The danger of not passing the voting rights bills, said Black leaders, is in the perception that votes don’t matter.
“If people don’t see how it would benefit them as a whole, those who are ‘woke’, feel isolated, and they don’t feel like they can do it on their own. And others don’t feel compelled to do anything about it because they don’t understand how it would make a difference in their life,” said Brown.
They remind constituents that Black voters arguably were the force that put Biden, and to some degree many congressional Democrats, into office in 2020.
Network exit polls showed Trump winning the white vote nationally, 58% to 41%. Biden won the Black vote, an estimated 13% of the total, by 87% to 12%.

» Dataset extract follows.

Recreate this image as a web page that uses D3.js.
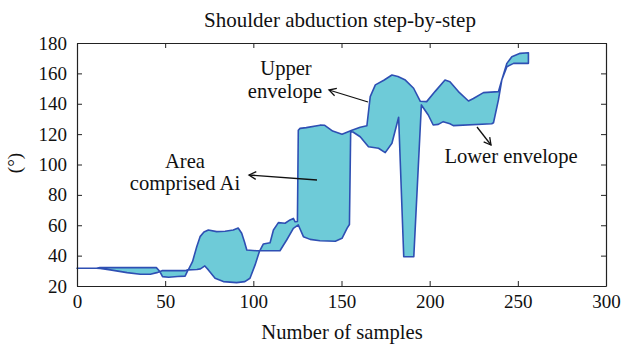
<!DOCTYPE html>
<html>
<head>
<meta charset="utf-8">
<script src="https://cdn.jsdelivr.net/npm/d3@7"></script>
<style>
  body { margin: 0; background: #fff; }
  svg text { font-family: "Liberation Serif", "Times New Roman", serif; fill: #111; }
</style>
</head>
<body>
<svg id="chart" width="622" height="348"></svg>
<script>
// upper envelope (sample index, degrees)
const upperSamples = [0, 11, 13, 45, 47, 48.5, 52, 57, 61.3, 63, 68, 70, 72.5, 74.5, 78.3, 83, 90.5, 95.2, 98.1, 101, 103.4, 105.7, 109.5, 111.4, 114.2, 118, 120.8, 122.7, 123.7, 125, 125.5, 126.5, 130, 137.8, 140.5, 145, 150.3, 155.9, 160.6, 164.4, 166.3, 169.2, 174, 178.6, 182, 186.2, 190.9, 194.7, 198.3, 203, 208.7, 211.5, 216.3, 222, 224.8, 230.5, 239, 240.9, 243.8, 246.6, 251.3, 256];
const upperDeg = [31.7, 31.7, 32.1, 32.1, 29.5, 26.2, 25.8, 26.3, 26.5, 30.6, 30.9, 31.3, 33.2, 30.6, 25.1, 22.9, 22.2, 22.9, 25.1, 33.9, 42.6, 47.7, 48.5, 56.9, 61.7, 61.3, 63.5, 64.5, 62.3, 62.5, 122.5, 123.8, 124.3, 125.9, 125.8, 122, 119.9, 122.5, 124.5, 125.5, 144.7, 152.4, 155.5, 158.9, 158, 155.6, 150.2, 141.6, 141.4, 148, 155.6, 154.5, 148, 141.8, 143.5, 147.3, 148, 155.6, 166.6, 171, 173.2, 173.6];

// lower envelope
const lowerSamples = [0, 11, 13.2, 18.9, 28.4, 35.9, 41.6, 45.3, 48.2, 55, 61.3, 63.2, 65.5, 67.9, 69.8, 72, 74.5, 79.2, 84, 88.6, 91.4, 93.4, 95, 96.3, 101.9, 115.1, 118.9, 122.7, 125.5, 128.4, 132.2, 137.8, 146.5, 150.3, 153.2, 154.5, 155.2, 156.5, 160.6, 165.3, 171, 174.8, 178.6, 182.4, 185.3, 191, 195.3, 199.2, 202, 204.9, 207.7, 211.5, 213.4, 235.2, 236.2, 239, 240.9, 243.8, 247.6, 256];
const lowerDeg = [31.7, 31.7, 31.5, 30.6, 28.8, 27.7, 27.7, 28.8, 30.1, 30.2, 30.1, 30.8, 36, 45.9, 52.5, 55.5, 56.9, 55.8, 56, 56.9, 58.2, 54.7, 49, 43.7, 43.2, 43.2, 50.3, 58, 60.2, 52.5, 50.7, 49.8, 49.5, 51.4, 58.1, 60.5, 121.6, 121.4, 118.3, 111.7, 110.7, 107.8, 114, 131.1, 39.3, 39.3, 139.2, 132.6, 126, 126.4, 128.2, 126.8, 125.6, 126.8, 127.5, 142.5, 155.6, 164.4, 166.6, 166.6];

const xTicks = [0, 50, 100, 150, 200, 250, 300];
const yTicks = [20, 40, 60, 80, 100, 120, 140, 160, 180];

const serif = '"Liberation Serif", "Times New Roman", serif';
const margin = { top: 43, right: 16, bottom: 62, left: 77 };
const width = 622 - margin.left - margin.right;
const height = 348 - margin.top - margin.bottom;

const svg = d3.select('#chart');
const g = svg.append('g').attr('transform', `translate(${margin.left},${margin.top})`);

const x = d3.scaleLinear().domain([0, 300]).range([0, width]);
const y = d3.scaleLinear().domain([20, 180]).range([height, 0]);

// area comprised between the envelopes: upper forward, lower back
const upper = upperSamples.map((s, i) => [s, upperDeg[i]]);
const lower = lowerSamples.map((s, i) => [s, lowerDeg[i]]).reverse();

const ring = d3.line().x(d => x(d[0])).y(d => y(d[1]));

g.append('path')
  .attr('d', ring(upper.concat(lower)) + 'Z')
  .attr('fill', '#6ecbd8')
  .attr('stroke', '#2e4fb3')
  .attr('stroke-width', 1.6)
  .attr('stroke-linejoin', 'round');

// axes, ticks pointing inward like the matlab box
g.append('g').attr('transform', `translate(0,${height})`)
  .call(d3.axisBottom(x).tickValues(xTicks).tickSizeInner(-5).tickSizeOuter(0).tickPadding(9));
g.append('g')
  .call(d3.axisLeft(y).tickValues(yTicks).tickSizeInner(-5).tickSizeOuter(0).tickPadding(10));
g.append('g')
  .call(d3.axisTop(x).tickValues(xTicks).tickSizeInner(-5).tickSizeOuter(0).tickFormat(''));
g.append('g').attr('transform', `translate(${width},0)`)
  .call(d3.axisRight(y).tickValues(yTicks).tickSizeInner(-5).tickSizeOuter(0).tickFormat(''));

g.selectAll('.domain').attr('stroke', '#222').attr('stroke-width', 1.2);
g.selectAll('.tick line').attr('stroke', '#222');
g.selectAll('g').attr('font-family', serif).attr('font-size', 19);
g.selectAll('.tick text').attr('fill', '#111');

// titles
svg.append('text')
  .attr('x', 340).attr('y', 27)
  .attr('text-anchor', 'middle')
  .attr('font-family', serif).attr('font-size', 21)
  .text('Shoulder abduction step-by-step');

svg.append('text')
  .attr('x', 342).attr('y', 339)
  .attr('text-anchor', 'middle')
  .attr('font-family', serif).attr('font-size', 20.6)
  .text('Number of samples');

svg.append('text')
  .attr('transform', `translate(21,${163}) rotate(-90)`)
  .attr('text-anchor', 'middle')
  .attr('font-family', serif).attr('font-size', 19)
  .text('(°)');

// annotations
const notes = svg.append('g').attr('font-family', serif).attr('font-size', 20.6);
notes.append('text').attr('x', 185).attr('y', 168).attr('text-anchor', 'middle').text('Area');
notes.append('text').attr('x', 185).attr('y', 190).attr('text-anchor', 'middle').text('comprised Ai');
notes.append('text').attr('x', 286).attr('y', 75).attr('text-anchor', 'middle').text('Upper');
notes.append('text').attr('x', 285).attr('y', 98).attr('text-anchor', 'middle').text('envelope');
notes.append('text').attr('x', 511).attr('y', 163).attr('text-anchor', 'middle').text('Lower envelope');

const arrows = [
  { from: [317, 180], to: [249, 175] },
  { from: [368, 102], to: [329, 90] },
  { from: [477, 127], to: [491, 145] }
];
arrows.forEach(a => {
  const ang = Math.atan2(a.to[1] - a.from[1], a.to[0] - a.from[0]);
  const h = 8, spread = 0.5;
  svg.append('line')
    .attr('x1', a.from[0]).attr('y1', a.from[1])
    .attr('x2', a.to[0]).attr('y2', a.to[1])
    .attr('stroke', '#111').attr('stroke-width', 1.3);
  svg.append('path')
    .attr('d', d3.line()([
      [a.to[0] - h * Math.cos(ang - spread), a.to[1] - h * Math.sin(ang - spread)],
      a.to,
      [a.to[0] - h * Math.cos(ang + spread), a.to[1] - h * Math.sin(ang + spread)]
    ]))
    .attr('fill', 'none').attr('stroke', '#111').attr('stroke-width', 1.3);
});
</script>
</body>
</html>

In California, Biden won the white vote, 51% to 47%. The Black vote was 9% of the total, and Biden had an 82%-15% win. He won the state by 29 percentage points.
The sweeping voting rights bill Democratic leaders are pushing needs 60 votes to go forward. That’s impossible at the moment, since 50 senators are Republicans and oppose the effort.
Senate Republican Leader Mitch McConnell of Kentucky told the Senate Tuesday that Democratic leaders are simply “using fake hysteria about 2021 state laws to justify a power grab.”
Tuesday’s push by Biden continued an effort among those leaders to change Senate rules to allow 51 votes to limit debate (Harris would break a tie), but Democratic Sens. Joe Manchin of West Virginia and Kyrsten Sinema of Arizona are reluctant to agree to that change.
Some analysts see Washington’s battle as a spur to get more Black voters to the polls.
“People have a great sense of the importance of the time we live in and will try to do what they can to make their voices heard,” said Mark Baldassare, Public Policy Institute of California president and CEO. “Yes, there’s disappointment, but that doesn’t speak to the fact people will do what they can to be part of something consequential.”
Brown believes that there’s a broader development, a different way voters are seeing what Washington may do.
“A revolution starts with the mind state and then also giving people something of value so they feel connected, understand the power that they hold and why it’s important to wield it and not let it be manipulated by every politician or person that comes along claiming that they will do something in their best interest,” said Brown.